Sharing Cambodia with my family  


This trip carried an extra layer of meaning because, for the first time, I brought my family with me. My husband, my daughter, and my daughter’s boyfriend.  


They have always supported this work quietly in the background. They’ve heard the stories, helped where they could, and understood why Cambodia matters to me. But this was the first time they truly saw it.  


Seeing my daughter and her boyfriend connect with the school, the children, and the community was incredibly moving. Watching them take it all in; not as observers, but as participants filled me with pride. My husband, in true form, went all in. He assisted in house builds, organised a fabulous lunch for the school, sourcing everything from the local markets, chatting with locals, and turning it into a shared celebration rather than a transaction.  


Beyond the school, we experienced Cambodia slowly and properly. Time spent at temples, magical waterfalls, on the farm, long motorbike rides, spectacular sunsets, cold beers at the end of dusty days, beautiful beaches, and those quiet moments that do not make itineraries but end up meaning the most.  



Sharing Cambodia with my family reminded me that impact multiplies when it is experienced together. It is one thing to carry these memories alone; it’s another to watch the people you love embrace the place, the purpose, and the perspective with open hearts.  

Family selfie at sunset; sky orange and blue, four smiling people on a road.
Family selfie at sunset; sky orange and blue, four smiling people on a road.
Colorful stilt houses with blue, purple, pink, and yellow roofs along a beach with palm trees under a bright sky.

Lessons Cambodia teaches (every single time)  


Cambodia has a way of recalibrating your internal compass.  


  • You don’t need much to live well.  
  • Time and presence are often more valuable than money.  
  • Gratitude grows when expectations shrink.  
  • Progress is not always fast, but it is powerful when it’s consistent.  


It is impossible not to reflect on how insulated our day-to-day lives can be back home. Cambodia doesn’t judge that. It simply offers contrast.  


Why this won’t be my last trip.

  

While I was there, I also crossed paths with another Aussie farmer who runs a separate learning centre for children in Cambodia.  


We talked about education, access, and the very real challenges these schools face. She asked, quite simply, whether we could help her raise another 25–30 laptops for her students.

  

This is how the laptop project continues to grow. No grand, strategic plans, but through consistency, relationships, trust, and saying yes when you are able.  


If the first trip opened my eyes, and the second deepened my commitment, the third cemented something else entirely: responsibility.  


  • Responsibility to keep showing up.  
  • Responsibility to keep collecting laptops.  
  • Responsibility to use the privilege I have. The access, networks, resources; in ways that extend beyond my own world. 
  • Responsibility to give the people of Cambodia hope, knowing others want to help.

  

Cambodia does not ask for saviours. It asks for consistency. That is something I can offer.  


How you can help   


Our Elements for Good cause continues to shine through. We support learning & education in communities. And donating laptops in Cambodia is just one way we show up.  
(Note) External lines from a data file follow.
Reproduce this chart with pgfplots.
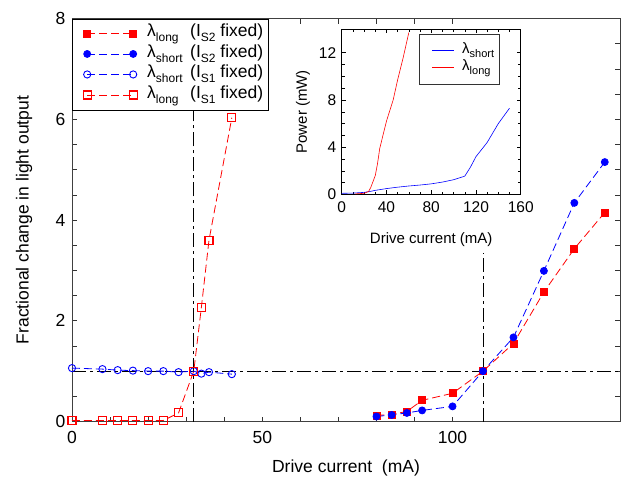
\documentclass[border=0pt]{standalone}
\usepackage{fontspec}
\setmainfont{Liberation Sans}
\usepackage{pgfplots}
\pgfplotsset{compat=1.18}
\newcommand{\sub}[1]{\raisebox{-5pt}{\fontsize{12}{12}\selectfont #1}}
\newcommand{\isub}[1]{\raisebox{-4pt}{\fontsize{11}{11}\selectfont #1}}
\definecolor{mred}{RGB}{255,0,0}
\definecolor{mblue}{RGB}{0,0,255}
\tikzset{
  dashdot/.style={black, line width=0.7pt, dash pattern=on 14pt off 4pt on 3pt off 4pt},
  serdash/.style={line width=0.8pt, dash pattern=on 8pt off 4pt},
}
\begin{document}
\begin{tikzpicture}
\path[use as bounding box] (-72pt,-63.5pt) rectangle (549pt,421.5pt);
\begin{axis}[
  at={(0pt,0pt)}, anchor=south west,
  scale only axis, width=548pt, height=403pt,
  xmin=0, xmax=144, ymin=0, ymax=8,
  xtick={0,50,100}, ytick={0,2,4,6,8},
  minor x tick num=4, minor y tick num=3,
  tick align=inside, major tick length=5pt, minor tick length=5pt,
  tick style={black!80, line width=0.6pt},
  axis line style={black!75, line width=0.9pt},
  /pgf/number format/assume math mode=true,
  tick label style={font=\fontsize{17.5}{18}\selectfont},
  x tick label style={yshift=-6pt},
  y tick label style={xshift=-3pt},
  label style={font=\fontsize{17.5}{18}\selectfont},
  xlabel={Drive current\ \ (mA)},
  xlabel style={at={(axis description cs:0.5,-0.1154)}, anchor=center},
  ylabel={Fractional change in light output},
  ylabel style={at={(axis description cs:-0.0876,0.5)}, anchor=center},
  legend style={at={(0,1)}, anchor=north west, draw=black,
    fill=white, font=\fontsize{17.5}{18}\selectfont, inner xsep=3pt, inner ysep=4.5pt,
    row sep=0pt, nodes={inner ysep=0.5pt, text height=13pt, text depth=6.5pt}},
  legend cell align=left,
  legend image code/.code={%
    \path[draw=none, fill=none] (-12pt,0pt) -- (58pt,0pt);
    \draw[#1] plot coordinates {(0pt,0pt) (46pt,0pt)};},
]
\addplot[dashdot, forget plot] coordinates {(0,1) (144,1)};
\addplot[dashdot, forget plot] coordinates {(31.8,0) (31.8,8)};
\addplot[dashdot, forget plot] coordinates {(108,0) (108,3.35)};

\addplot[mred, serdash, mark=square*, mark size=3.5pt,
  mark options={solid, fill=mred}]
  coordinates {(80,0.12) (84,0.14) (88,0.20) (92,0.42) (100,0.56) (108,1.0)
               (116,1.55) (124,2.57) (132,3.43) (140,4.15)};
\addlegendentry{\makebox[43pt][l]{λ\sub{long}}(I\sub{S2} fixed)}

\addplot[mblue, serdash, mark=*, mark size=3.5pt,
  mark options={solid, fill=mblue}]
  coordinates {(80,0.10) (84,0.13) (88,0.17) (92,0.22) (100,0.30) (108,1.0)
               (116,1.67) (124,2.99) (132,4.34) (140,5.15)};
\addlegendentry{\makebox[43pt][l]{λ\sub{short}}(I\sub{S2} fixed)}

\addplot[mblue, serdash, mark=o, mark size=3.6pt,
  mark options={solid, line width=0.9pt}]
  coordinates {(0,1.06) (8,1.04) (12,1.02) (16,1.01) (20,1.00) (24,1.00) (28,0.98)
               (32,1.00) (34,0.95) (36,0.98) (42,0.94)};
\addlegendentry{\makebox[43pt][l]{λ\sub{short}}(I\sub{S1} fixed)}

\addplot[mred, serdash, mark=square, mark size=4pt,
  mark options={solid, line width=1.1pt}]
  coordinates {(0,0.02) (8,0.02) (12,0.02) (16,0.02) (20,0.02) (24,0.02) (28,0.17)
               (32,1.0) (34,2.27) (36,3.6) (42,6.03)};
\addlegendentry{\makebox[43pt][l]{λ\sub{long}}(I\sub{S1} fixed)}
\end{axis}

\begin{axis}[
  at={(269.7pt,227pt)}, anchor=south west,
  scale only axis, width=179pt, height=165.5pt,
  xmin=0, xmax=160, ymin=0, ymax=14,
  xtick={0,40,80,120,160}, ytick={0,4,8,12},
  minor x tick num=3, minor y tick num=3,
  tick align=inside, major tick length=4pt, minor tick length=3pt,
  tick style={black, line width=0.5pt},
  axis line style={black, line width=0.7pt},
  axis background/.style={fill=white},
  /pgf/number format/assume math mode=true,
  tick label style={font=\fontsize{15.5}{16}\selectfont},
  x tick label style={yshift=-4pt},
  y tick label style={xshift=-2pt},
  label style={font=\fontsize{15}{16}\selectfont},
  xlabel={Drive current (mA)},
  xlabel style={at={(axis description cs:0.5,-0.275)}, anchor=center},
  ylabel={Power (mW)},
  ylabel style={at={(axis description cs:-0.216,0.5)}, anchor=center},
  legend style={at={(0.432,0.97)}, anchor=north west, draw=black!80,
    fill=white, font=\fontsize{15}{16}\selectfont, inner xsep=3pt, inner ysep=8pt,
    row sep=0pt, nodes={inner ysep=0.5pt, text height=11pt, text depth=5pt}},
  legend cell align=left,
  legend image code/.code={%
    \path[draw=none, fill=none] (-10pt,0pt) -- (28pt,0pt);
    \draw[#1] (0pt,0pt) -- (22pt,0pt);},
]
\addplot[mblue, line width=0.6pt] coordinates {
  (0,0.1) (10,0.12) (20,0.18) (25,0.25) (30,0.35) (40,0.5) (50,0.62) (60,0.72)
  (70,0.8) (80,0.9) (90,1.05) (100,1.25) (110,1.55) (115,2.3) (120,3.2)
  (130,4.4) (140,6.0) (150,7.3)};
\addlegendentry{λ\isub{short}}
\addplot[mred, line width=0.6pt] coordinates {
  (12,0.05) (20,0.1) (24,0.25) (26,0.6) (28,1.1) (30,1.6) (32,2.6) (34,3.9)
  (40,6.2) (46,8.0) (50,9.7) (55,11.6) (60,13.7)};
\addlegendentry{λ\isub{long}}
\draw[black, line width=2pt] (rel axis cs:0,1) -- (rel axis cs:1,1);
\end{axis}
\end{tikzpicture}
\end{document}
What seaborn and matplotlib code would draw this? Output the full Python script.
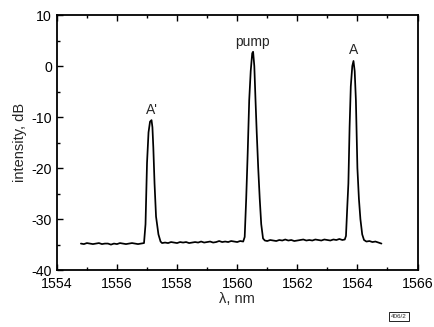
import pandas as pd
import matplotlib
matplotlib.use("Agg")
import matplotlib.pyplot as plt
import seaborn as sns
from matplotlib.ticker import MultipleLocator

# wavelength (nm) and intensity (dB)
wavelength = [
    1554.8, 1554.9, 1555.0, 1555.1, 1555.2, 1555.3, 1555.4, 1555.5, 1555.6, 1555.7,
    1555.8, 1555.9, 1556.0, 1556.1, 1556.2, 1556.3, 1556.4, 1556.5, 1556.6, 1556.7,
    1556.8, 1556.9,
    1556.95, 1557.0, 1557.05, 1557.1, 1557.15, 1557.18, 1557.21, 1557.25, 1557.3,
    1557.38, 1557.45, 1557.5,
    1557.6, 1557.7, 1557.8, 1557.9, 1558.0, 1558.1, 1558.2, 1558.3, 1558.4, 1558.5,
    1558.6, 1558.7, 1558.8, 1558.9, 1559.0, 1559.1, 1559.2, 1559.3, 1559.4, 1559.5,
    1559.6, 1559.7, 1559.8, 1559.9, 1560.0, 1560.1, 1560.2,
    1560.25, 1560.3, 1560.35, 1560.4, 1560.45, 1560.5, 1560.53, 1560.57, 1560.61,
    1560.65, 1560.7, 1560.75, 1560.8, 1560.86, 1560.92,
    1561.0, 1561.1, 1561.2, 1561.3, 1561.4, 1561.5, 1561.6, 1561.7, 1561.8, 1561.9,
    1562.0, 1562.1, 1562.2, 1562.3, 1562.4, 1562.5, 1562.6, 1562.7, 1562.8, 1562.9,
    1563.0, 1563.1, 1563.2, 1563.3, 1563.4, 1563.5,
    1563.58, 1563.62, 1563.66, 1563.7, 1563.74, 1563.78, 1563.83, 1563.87, 1563.91,
    1563.95, 1564.0, 1564.05, 1564.1, 1564.16, 1564.22, 1564.3,
    1564.4, 1564.5, 1564.6, 1564.7, 1564.8,
]
intensity = [
    -34.8, -34.9, -34.7, -34.8, -34.9, -34.8, -34.7, -34.9, -34.8, -34.8,
    -35.0, -34.8, -34.9, -34.7, -34.8, -34.9, -34.8, -34.7, -34.8, -34.9,
    -34.8, -34.7,
    -31.0, -19.0, -13.0, -10.9, -10.6, -12.0, -16.0, -23.0, -29.5,
    -33.0, -34.4, -34.7,
    -34.6, -34.7, -34.5, -34.6, -34.7, -34.5, -34.6, -34.5, -34.7, -34.6,
    -34.5, -34.6, -34.4, -34.6, -34.5, -34.4, -34.6, -34.5, -34.3, -34.5,
    -34.4, -34.5, -34.3, -34.4, -34.5, -34.3, -34.4,
    -33.5, -26.0, -17.0, -6.7, -1.0, 2.5, 2.8, 0.0, -6.7,
    -13.0, -20.0, -26.0, -31.0, -33.8, -34.2,
    -34.3, -34.1, -34.2, -34.3, -34.1, -34.2, -34.0, -34.2, -34.1, -34.3,
    -34.2, -34.1, -34.0, -34.2, -34.1, -34.2, -34.0, -34.1, -34.2, -34.0,
    -34.1, -34.2, -34.0, -34.1, -33.9, -34.1,
    -34.0, -33.3, -28.0, -23.0, -12.0, -4.0, 0.0, 1.0, -1.0,
    -6.7, -20.0, -26.0, -30.0, -33.0, -34.1, -34.4,
    -34.3, -34.5, -34.4, -34.6, -34.8,
]

peak_names = ["A'", "pump", "A"]
peak_pos = [1557.15, 1560.52, 1563.87]
label_y = [-8.6, 4.7, 3.1]

df = pd.DataFrame({"wavelength": wavelength, "intensity": intensity})

sns.set_style("ticks")
plt.rcParams['font.family'] = ['Liberation Sans', 'DejaVu Sans']
plt.rcParams['axes.unicode_minus'] = False

fig = plt.figure(figsize=(4.34, 3.27), dpi=100)
ax = fig.add_axes([0.131, 0.174, 0.831, 0.78])
sns.lineplot(data=df, x="wavelength", y="intensity", color="black",
             linewidth=1.25, estimator=None, sort=False, ax=ax)

ax.set_xlim(1554, 1566)
ax.set_ylim(-40, 10)
ax.xaxis.set_major_locator(MultipleLocator(2))
ax.xaxis.set_minor_locator(MultipleLocator(1))
ax.yaxis.set_major_locator(MultipleLocator(10))
ax.yaxis.set_minor_locator(MultipleLocator(5))
ax.tick_params(which="both", direction="in", top=True, right=False,
               labelsize=10.2, width=1.0, colors="black")
ax.tick_params(axis="x", which="major", pad=5)
ax.tick_params(which="major", length=4)
ax.tick_params(which="minor", length=2.5)
for s in ax.spines.values():
    s.set_linewidth(1.3)
    s.set_color("black")

ax.set_xlabel("λ, nm", fontsize=10.5, labelpad=1)
ax.set_ylabel("intensity, dB", fontsize=10.5, labelpad=3)

for name, xp, yp in zip(peak_names, peak_pos, label_y):
    ax.text(xp, yp, name, ha="center", va="center", fontsize=10)

fig.text(0.919, 0.031, "406/2", fontsize=4.5, ha="center", va="center",
         bbox=dict(boxstyle="square,pad=0.3", fc="white", ec="black", lw=0.6))

fig.savefig("out.png", dpi=100)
If you or your organisation have unused/old working laptops and they are no longer needed, please don't send them to E-waste or leave them sitting in a storage area. If security is the issue, I know of firms that can securely clean all devices.


We would love to put old devices to use where they can genuinely change the future of student’s, families and generations to come.


Please reach out to me. I am always up for a chat and if donating a device is not the right fit, there are other ways you can support the project too. 


Until next time  

Leaving Cambodia is always bittersweet. I always leave tired, dusty, emotionally full, slightly heart-heavy, and quietly certain that I’ll be back.  


Some places do not just change how you see the world. They change how you choose to move through it.